En 1973, Alain Peyrefitte signait un essai retentissant : Quand la Chine s’éveillera, le monde tremblera. Cinquante ans plus tard, les faits lui donnent raison. L’émergence de la Chine comme superpuissance industrielle a ébranlé beaucoup de pays et les conduit aujourd’hui à dénoncer la mondialisation telle qu’elle existe. Dans cet article initialement paru dans le magazine Pour l’Eco, Rodolphe Desbordes, professeur d’économie, directeur du centre de recherche Global Risks à SKEMA Business School et auteur de Les Grands Enjeux de la mondialisation commerciale (Ellipses) analyse ce second choc chinois.

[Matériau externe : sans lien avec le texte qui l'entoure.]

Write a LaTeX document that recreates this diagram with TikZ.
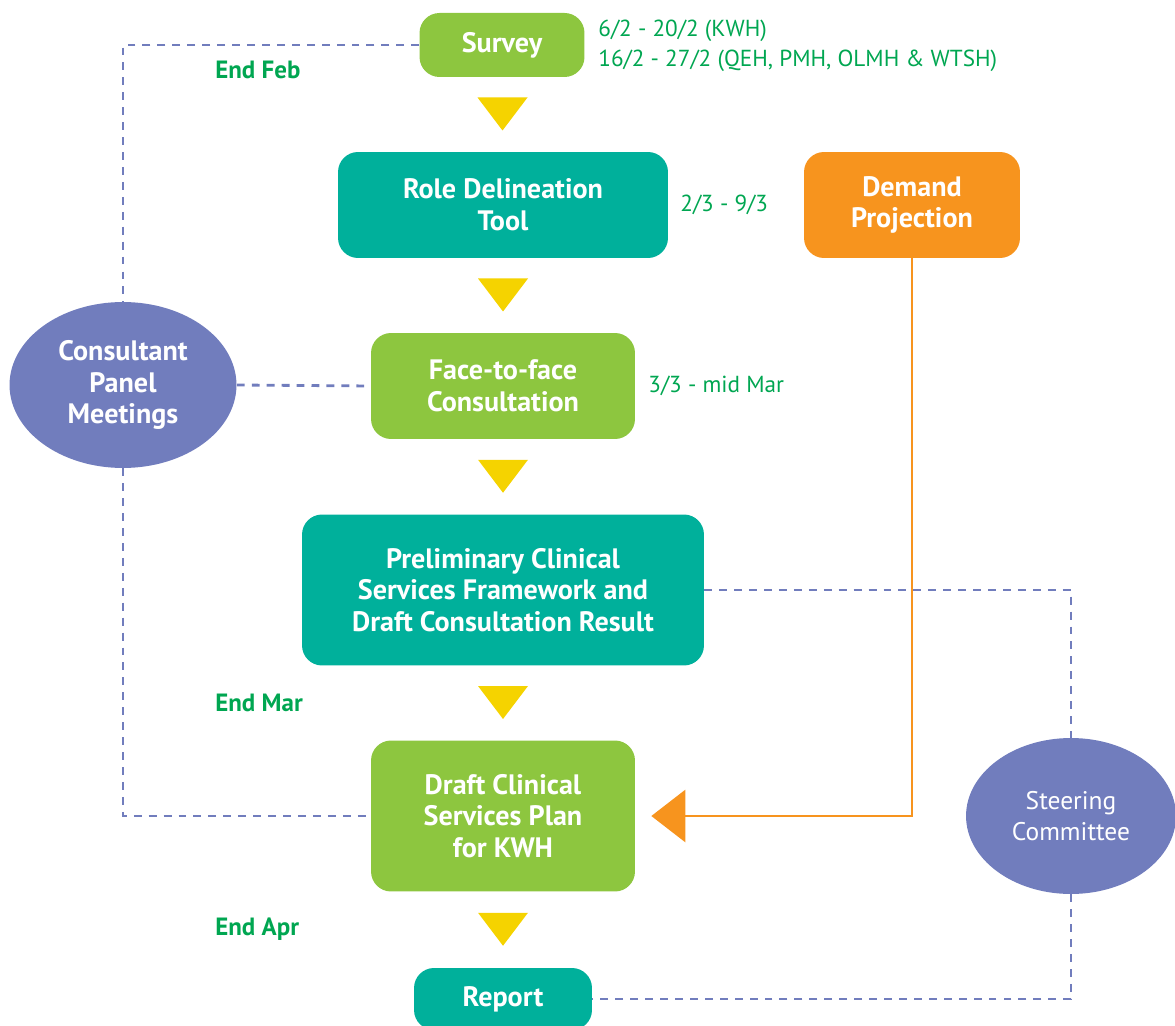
\documentclass[tikz,border=0pt]{standalone}
\usepackage{xcolor}
\usepackage{fontspec}
\setmainfont{PT Sans}
\usetikzlibrary{arrows.meta,calc,shapes.geometric}

\definecolor{leafgreen}{HTML}{8DC63F}
\definecolor{tealbox}{HTML}{00B09B}
\definecolor{orangebox}{HTML}{F7941E}
\definecolor{panelblue}{HTML}{717DBD}
\definecolor{stepyellow}{HTML}{F5D300}
\definecolor{dategreen}{HTML}{00A651}

\begin{document}
\begin{tikzpicture}[x=0.02cm,y=-0.02cm,
                    box/.style={rounded corners=0.4cm,text=white,align=center,inner sep=0pt,
                                font=\bfseries\fontsize{16}{18}\selectfont},
                    green box/.style={box,fill=leafgreen},
                    teal box/.style={box,fill=tealbox},
                    orange box/.style={box,fill=orangebox},
                    meeting/.style={ellipse,fill=panelblue,text=white,align=center,inner sep=0pt,
                                    font=\fontsize{14.5}{18}\selectfont},
                    date/.style={text=dategreen,anchor=west,inner sep=0pt,align=left,
                                 font=\fontsize{13.2}{17}\selectfont},
                    deadline/.style={date,font=\bfseries\fontsize{14.2}{17}\selectfont},
                    link/.style={panelblue,line width=1.6pt,dash pattern=on 4.5pt off 4pt},
                    feed/.style={orangebox,line width=1.6pt,
                                 -{Triangle[length=0.68cm,width=1.04cm]}}]

    \useasboundingbox (0,0) rectangle (1175,1026);

    % main column
    \node[green box, minimum width=3.3cm, minimum height=1.28cm] (survey) at (502,45) {Survey};
    \node[teal box, minimum width=6.6cm, minimum height=2.12cm] (role) at (503,205) {Role Delineation\\Tool};
    \node[green box, minimum width=5.28cm, minimum height=2.12cm] (face) at (503,386) {Face-to-face\\Consultation};
    \node[teal box, minimum width=8.04cm, minimum height=3.02cm] (prelim) at (503,590)
        {Preliminary Clinical\\Services Framework and\\Draft Consultation Result};
    \node[green box, minimum width=5.28cm, minimum height=3.02cm] (draft) at (503,816)
        {Draft Clinical\\Services Plan\\for KWH};
    \node[teal box, minimum width=3.56cm, minimum height=1.24cm] (report) at (503,999) {Report};

    % side nodes
    \node[orange box, minimum width=4.32cm, minimum height=2.12cm] (demand) at (912,205) {Demand\\Projection};
    \node[meeting, font=\bfseries\fontsize{16}{18}\selectfont, minimum width=4.54cm, minimum height=3.32cm]
        (consult) at (123,385) {Consultant\\Panel\\Meetings};
    \node[meeting, minimum width=4.2cm, minimum height=3.12cm] (steer) at (1071,816) {Steering\\Committee};

    % dates
    \node[date] (survey date) at (598,46) {6/2 - 20/2 (KWH)\\16/2 - 27/2 (QEH, PMH, OLMH \& WTSH)};
    \node[date] (role date) at (680,205) {2/3 - 9/3};
    \node[date] (face date) at (648,386) {3/3 - mid Mar};
    \node[deadline] (feb) at (215,70) {End Feb};
    \node[deadline] (mar) at (215,703) {End Mar};
    \node[deadline] (apr) at (215,929) {End Apr};

    % step markers
    \foreach \a/\b in {survey/role,role/face,face/prelim,prelim/draft,draft/report} {
        \coordinate (m) at ($(\a.south)!0.5!(\b.north)$);
        \fill[stepyellow] ($(m)+(-25,-17)$) -- ($(m)+(25,-17)$) -- ($(m)+(0,16)$) -- cycle;
    }

    % links
    \draw[link] (survey.west) -| (consult.north);
    \draw[link] (consult.east) -- (face.west);
    \draw[link] (consult.south) |- (draft.west);
    \draw[link] (prelim.east) -| (steer.north);
    \draw[link] (steer.south) |- (report.east);
    \draw[feed, shorten >=0.32cm] (demand.south) |- (draft.east);
\end{tikzpicture}
\end{document}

Au début du XXIe siècle, l’intégration de la Chine dans l’économie mondiale a provoqué un traumatisme global. La hausse spectaculaire des importations chinoises dans les pays développés s’est accompagnée d’une contrepartie : de lourdes pertes d’emplois manufacturiers dans les secteurs exposés à cette concurrence. Ce premier choc chinois exposa non seulement à quel point combien les perdants du commerce international peuvent être géographiquement concentrés, mais établit aussi l’incapacité de ces derniers à rebondir, même des années plus tard, par manque de qualification ou de mobilité régionale. Il alimenta aussi l’attirance des électeurs pour des candidats nationalistes et protectionnistes, favorisant par exemple en 2016 la victoire de Donald Trump aux États-Unis avec, par la suite, une guerre commerciale sino-américaine.
La nouvelle vague chinoise…
En 2024, un nouveau coup de bélier chinois pourrait achever de perturber la mondialisation. Après deux décennies de développement économique fulgurant, la croissance chinoise, entravée par la pandémie de Covid-19 et un secteur immobilier en difficulté, a fortement ralenti. Revenant à un modèle économique qui semblait pourtant dépassé, incapables d’évoluer vers un modèle fondé sur la consommation intérieure, les dirigeants chinois tentent (à nouveau) de relancer l’économie par les exportations. Ils visent à dominer le marché mondial des technologies essentielles à la transition écologique : batteries lithium-ion, véhicules électriques et panneaux solaires. Grâce à un réel savoir-faire technique combiné à d’abondantes subventions publiques, la production chinoise de ces biens est déjà très compétitive à l’international. Les conditions sont donc propices à un second choc chinois mettant en danger les secteurs d’avenir des autres pays.
…et les brise-lames occidentaux
Mais les dirigeants européens et américains ont retenu la leçon du premier choc. Ils refusent cette fois de sacrifier massivement des emplois et de perdre leur indépendance manufacturière pour des activités aussi stratégiques que l’automobile (8 % de l’emploi industriel européen), les batteries et les panneaux solaires. En défense de leurs intérêts, l’Union européenne et les États-Unis menacent la Chine de mesures protectionnistes de rétorsion, restreignent leurs exportations de certaines technologies et déploient leurs propres politiques industrielles. Les deux chocs chinois sont largement responsables des tensions qui affectent la mondialisation commerciale en 2024, avec le risque de voir cette mondialisation se fracturer en blocs géopolitiques, causant une fragmentation géo-économique qui serait néfaste. Il faudrait, bien au contraire, lancer le dialogue entre partenaires, avec pour objectif de reconstruire un ordre économique international acceptable par tous, un ordre reconnu entre les pays mais aussi à l’intérieur des pays.